Over the past 18 months a bunch of us have been pushing not to make EMC transparent, that just won't work in a big company, but to make it translucent. With things you can see clearly, things which might not be so clear and things you can't see at all.
One of the internal payoffs of moving towards something like this that I've noticed is the fact that I can now read what EMC Research reads even though I'm not privy to the discussions they're having about what we've been reading. The research value being kept private but the education value made public. That's translucency in action right there.
Another example of translucency was the Innovation Showcase at EMC World, Steve has mentioned it since it was the debut of his new arrival but I though it might be interesting to have a look at some of the graphics used to explain the some of the projects on display.
What follows is just a subset of what was on display at the showcase in the same way that what was on display is just a subset of the larger research efforts being under taken by the company around the world. Hopefully the diversity will give you an idea of how many different things have been going on behind closed doors and make what was opaque (EMC does research!?!) become translucent.

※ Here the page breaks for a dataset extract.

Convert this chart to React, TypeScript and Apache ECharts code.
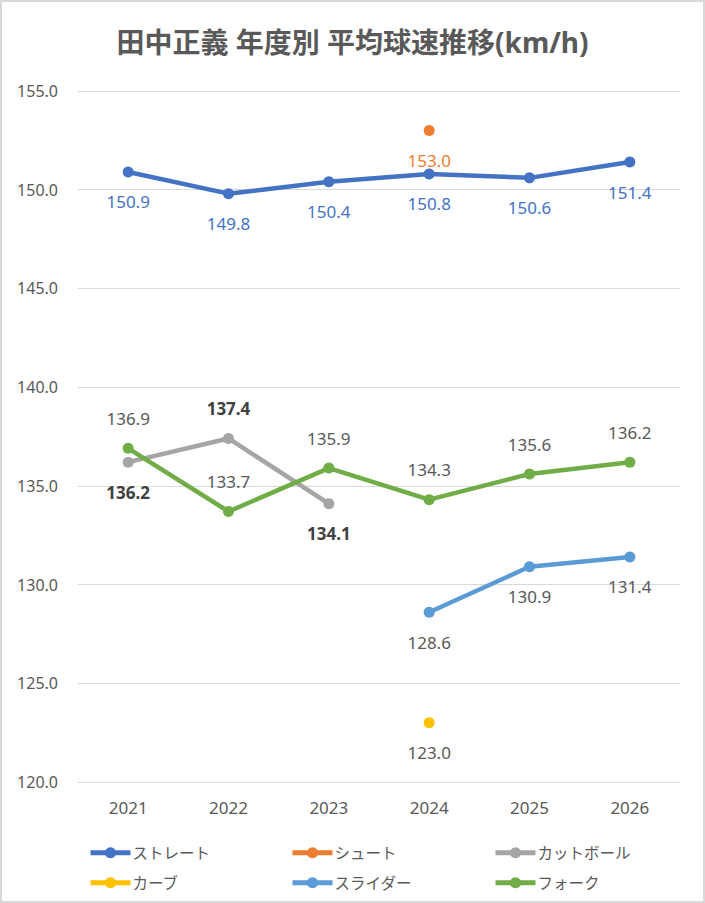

Disclaimer: All graphics have been posted here with permission and what follows are research topics which have been pursued to the point where they are operational prototypes. These are not shipping products and should not be considered to be such. Now lets jump in.
-Application Aware Intelligent Storage
The common nonsense is that the functionality of the array controller can be commoditised to the point of non-existence. A return to the days of hopped up volume managers and lots of DAS. But is that what's really going to happen? The AAIS team think not.
-Project Daoli: Trusted GRID Infrastructure
You can guess why EMC is interested in GRID Infrastructure what with Fortress rising in different places around the planet.
-Project Futon
When the company started kicking around ideas to remove the PC as the gate keeper for digital media that was right about the time I realized they were serious about getting into the consumer electronics market. LifeLine and Iomega just sealed the deal.
-WARP
Your phone becomes the authentication point for a myriad of services you interact with every day. A Digital Key for your Digital Life.
-Centera with Data Lineage
Steve Todd has blogged in far more detail on this than I ever could since it's his baby but here are some graphics to go with his words.
There are more. Covering a lot of different topics. Everything from new hardware/software/services to design methodologies and new ways of interacting with customers but that's just too much to cover here.
This should give you an idea of what the thinking inside EMC is these days. Everything from developing AI for storage controllers to building consumer electronics devices to figuring out the answers to security questions both in your personal life and locked away in data centers connected across the globe.
And if I'd told you 18 months ago EMC would be showing you things it was working on at the prototype stage you probably wouldn't have beleived me.
But look what happens when you aim for the pragmatisim of translucency and not the perfection of transparency.